■ **WHAT TO DO**
Every line below is to be copied exactly, with the pictures left out.

■ **RAW DATA**
=-=-=-=-=
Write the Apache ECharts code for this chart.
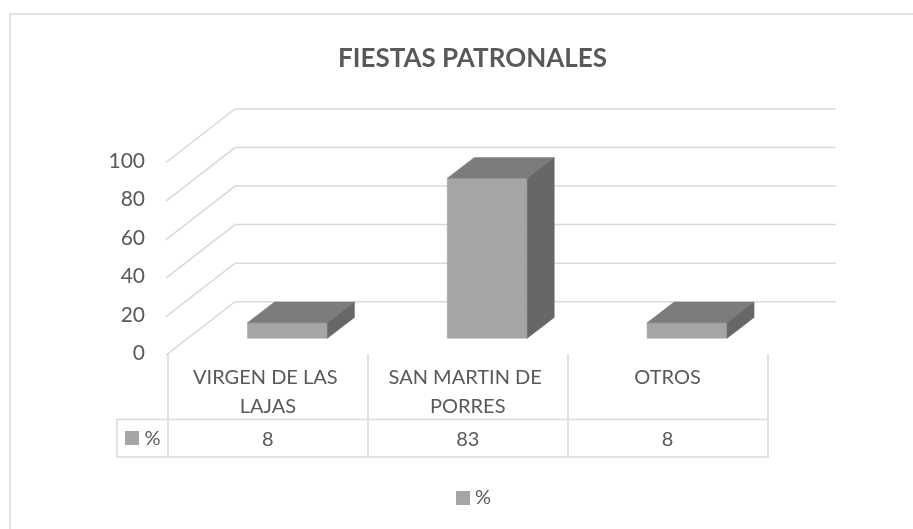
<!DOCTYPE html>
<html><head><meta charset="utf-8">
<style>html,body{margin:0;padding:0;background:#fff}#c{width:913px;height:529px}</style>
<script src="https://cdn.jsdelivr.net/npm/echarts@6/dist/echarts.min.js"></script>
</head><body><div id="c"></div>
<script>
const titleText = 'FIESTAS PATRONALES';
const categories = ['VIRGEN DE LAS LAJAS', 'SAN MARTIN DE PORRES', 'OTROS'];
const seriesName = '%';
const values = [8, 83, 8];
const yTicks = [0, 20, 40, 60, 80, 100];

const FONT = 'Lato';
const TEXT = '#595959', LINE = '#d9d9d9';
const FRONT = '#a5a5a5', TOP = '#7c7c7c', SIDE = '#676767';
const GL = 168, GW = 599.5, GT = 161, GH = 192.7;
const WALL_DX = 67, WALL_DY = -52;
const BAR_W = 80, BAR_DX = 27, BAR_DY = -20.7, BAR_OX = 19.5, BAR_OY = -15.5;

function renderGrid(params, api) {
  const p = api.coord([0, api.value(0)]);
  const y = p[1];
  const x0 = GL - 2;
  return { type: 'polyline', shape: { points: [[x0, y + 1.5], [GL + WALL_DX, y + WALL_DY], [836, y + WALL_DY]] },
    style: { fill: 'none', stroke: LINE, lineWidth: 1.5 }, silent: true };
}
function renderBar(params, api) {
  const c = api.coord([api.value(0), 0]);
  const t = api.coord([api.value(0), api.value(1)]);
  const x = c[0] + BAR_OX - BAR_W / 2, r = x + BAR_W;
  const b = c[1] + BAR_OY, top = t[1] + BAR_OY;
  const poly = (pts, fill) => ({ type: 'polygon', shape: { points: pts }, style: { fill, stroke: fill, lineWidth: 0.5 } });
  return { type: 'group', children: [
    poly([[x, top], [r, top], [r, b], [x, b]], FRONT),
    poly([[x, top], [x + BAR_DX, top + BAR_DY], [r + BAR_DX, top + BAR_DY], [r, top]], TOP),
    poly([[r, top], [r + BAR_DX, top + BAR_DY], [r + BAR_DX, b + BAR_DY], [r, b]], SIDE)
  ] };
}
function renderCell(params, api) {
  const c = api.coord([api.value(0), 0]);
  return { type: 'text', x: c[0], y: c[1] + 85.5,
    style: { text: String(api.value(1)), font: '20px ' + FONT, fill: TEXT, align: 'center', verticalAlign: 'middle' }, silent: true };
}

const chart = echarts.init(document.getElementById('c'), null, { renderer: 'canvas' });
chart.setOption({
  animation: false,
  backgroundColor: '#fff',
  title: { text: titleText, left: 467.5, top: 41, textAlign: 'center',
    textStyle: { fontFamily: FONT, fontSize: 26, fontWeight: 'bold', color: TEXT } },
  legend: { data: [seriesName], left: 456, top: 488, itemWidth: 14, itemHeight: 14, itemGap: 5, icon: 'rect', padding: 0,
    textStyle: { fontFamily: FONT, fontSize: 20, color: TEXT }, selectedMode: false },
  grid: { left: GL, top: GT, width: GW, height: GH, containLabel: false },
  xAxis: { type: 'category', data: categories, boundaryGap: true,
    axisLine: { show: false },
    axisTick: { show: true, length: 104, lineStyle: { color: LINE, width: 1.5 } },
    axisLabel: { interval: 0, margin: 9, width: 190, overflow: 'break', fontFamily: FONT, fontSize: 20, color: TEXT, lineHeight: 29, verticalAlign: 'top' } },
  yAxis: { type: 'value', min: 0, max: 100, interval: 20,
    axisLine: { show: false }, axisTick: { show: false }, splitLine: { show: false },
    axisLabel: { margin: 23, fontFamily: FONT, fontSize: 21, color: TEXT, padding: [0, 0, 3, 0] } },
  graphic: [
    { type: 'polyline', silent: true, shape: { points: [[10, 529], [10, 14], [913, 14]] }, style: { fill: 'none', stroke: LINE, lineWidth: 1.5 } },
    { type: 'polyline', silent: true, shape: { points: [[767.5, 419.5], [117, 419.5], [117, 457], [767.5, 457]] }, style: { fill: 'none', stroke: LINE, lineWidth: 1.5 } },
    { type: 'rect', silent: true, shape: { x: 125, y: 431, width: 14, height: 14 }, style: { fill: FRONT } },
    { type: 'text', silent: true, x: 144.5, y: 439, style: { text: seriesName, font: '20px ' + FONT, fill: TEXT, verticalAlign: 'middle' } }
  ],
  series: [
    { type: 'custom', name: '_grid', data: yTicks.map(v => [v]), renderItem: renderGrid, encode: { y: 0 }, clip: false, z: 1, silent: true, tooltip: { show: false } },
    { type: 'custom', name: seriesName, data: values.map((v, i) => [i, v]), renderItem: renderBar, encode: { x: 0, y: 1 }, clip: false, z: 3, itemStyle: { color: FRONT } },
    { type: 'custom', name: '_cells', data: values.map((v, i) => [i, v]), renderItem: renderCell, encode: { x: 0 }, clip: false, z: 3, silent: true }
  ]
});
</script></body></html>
=-=-=-=-=
■ **THE SOLUTION**
Write the Apache ECharts code for this chart.
<!DOCTYPE html>
<html><head><meta charset="utf-8">
<style>html,body{margin:0;padding:0;background:#fff}#c{width:913px;height:529px}</style>
<script src="https://cdn.jsdelivr.net/npm/echarts@6/dist/echarts.min.js"></script>
</head><body><div id="c"></div>
<script>
const titleText = 'FIESTAS PATRONALES';
const categories = ['VIRGEN DE LAS LAJAS', 'SAN MARTIN DE PORRES', 'OTROS'];
const seriesName = '%';
const values = [8, 83, 8];
const yTicks = [0, 20, 40, 60, 80, 100];

const FONT = 'Lato';
const TEXT = '#595959', LINE = '#d9d9d9';
const FRONT = '#a5a5a5', TOP = '#7c7c7c', SIDE = '#676767';
const GL = 168, GW = 599.5, GT = 161, GH = 192.7;
const WALL_DX = 67, WALL_DY = -52;
const BAR_W = 80, BAR_DX = 27, BAR_DY = -20.7, BAR_OX = 19.5, BAR_OY = -15.5;

function renderGrid(params, api) {
  const p = api.coord([0, api.value(0)]);
  const y = p[1];
  const x0 = GL - 2;
  return { type: 'polyline', shape: { points: [[x0, y + 1.5], [GL + WALL_DX, y + WALL_DY], [836, y + WALL_DY]] },
    style: { fill: 'none', stroke: LINE, lineWidth: 1.5 }, silent: true };
}
function renderBar(params, api) {
  const c = api.coord([api.value(0), 0]);
  const t = api.coord([api.value(0), api.value(1)]);
  const x = c[0] + BAR_OX - BAR_W / 2, r = x + BAR_W;
  const b = c[1] + BAR_OY, top = t[1] + BAR_OY;
  const poly = (pts, fill) => ({ type: 'polygon', shape: { points: pts }, style: { fill, stroke: fill, lineWidth: 0.5 } });
  return { type: 'group', children: [
    poly([[x, top], [r, top], [r, b], [x, b]], FRONT),
    poly([[x, top], [x + BAR_DX, top + BAR_DY], [r + BAR_DX, top + BAR_DY], [r, top]], TOP),
    poly([[r, top], [r + BAR_DX, top + BAR_DY], [r + BAR_DX, b + BAR_DY], [r, b]], SIDE)
  ] };
}
function renderCell(params, api) {
  const c = api.coord([api.value(0), 0]);
  return { type: 'text', x: c[0], y: c[1] + 85.5,
    style: { text: String(api.value(1)), font: '20px ' + FONT, fill: TEXT, align: 'center', verticalAlign: 'middle' }, silent: true };
}

const chart = echarts.init(document.getElementById('c'), null, { renderer: 'canvas' });
chart.setOption({
  animation: false,
  backgroundColor: '#fff',
  title: { text: titleText, left: 467.5, top: 41, textAlign: 'center',
    textStyle: { fontFamily: FONT, fontSize: 26, fontWeight: 'bold', color: TEXT } },
  legend: { data: [seriesName], left: 456, top: 488, itemWidth: 14, itemHeight: 14, itemGap: 5, icon: 'rect', padding: 0,
    textStyle: { fontFamily: FONT, fontSize: 20, color: TEXT }, selectedMode: false },
  grid: { left: GL, top: GT, width: GW, height: GH, containLabel: false },
  xAxis: { type: 'category', data: categories, boundaryGap: true,
    axisLine: { show: false },
    axisTick: { show: true, length: 104, lineStyle: { color: LINE, width: 1.5 } },
    axisLabel: { interval: 0, margin: 9, width: 190, overflow: 'break', fontFamily: FONT, fontSize: 20, color: TEXT, lineHeight: 29, verticalAlign: 'top' } },
  yAxis: { type: 'value', min: 0, max: 100, interval: 20,
    axisLine: { show: false }, axisTick: { show: false }, splitLine: { show: false },
    axisLabel: { margin: 23, fontFamily: FONT, fontSize: 21, color: TEXT, padding: [0, 0, 3, 0] } },
  graphic: [
    { type: 'polyline', silent: true, shape: { points: [[10, 529], [10, 14], [913, 14]] }, style: { fill: 'none', stroke: LINE, lineWidth: 1.5 } },
    { type: 'polyline', silent: true, shape: { points: [[767.5, 419.5], [117, 419.5], [117, 457], [767.5, 457]] }, style: { fill: 'none', stroke: LINE, lineWidth: 1.5 } },
    { type: 'rect', silent: true, shape: { x: 125, y: 431, width: 14, height: 14 }, style: { fill: FRONT } },
    { type: 'text', silent: true, x: 144.5, y: 439, style: { text: seriesName, font: '20px ' + FONT, fill: TEXT, verticalAlign: 'middle' } }
  ],
  series: [
    { type: 'custom', name: '_grid', data: yTicks.map(v => [v]), renderItem: renderGrid, encode: { y: 0 }, clip: false, z: 1, silent: true, tooltip: { show: false } },
    { type: 'custom', name: seriesName, data: values.map((v, i) => [i, v]), renderItem: renderBar, encode: { x: 0, y: 1 }, clip: false, z: 3, itemStyle: { color: FRONT } },
    { type: 'custom', name: '_cells', data: values.map((v, i) => [i, v]), renderItem: renderCell, encode: { x: 0 }, clip: false, z: 3, silent: true }
  ]
});
</script></body></html>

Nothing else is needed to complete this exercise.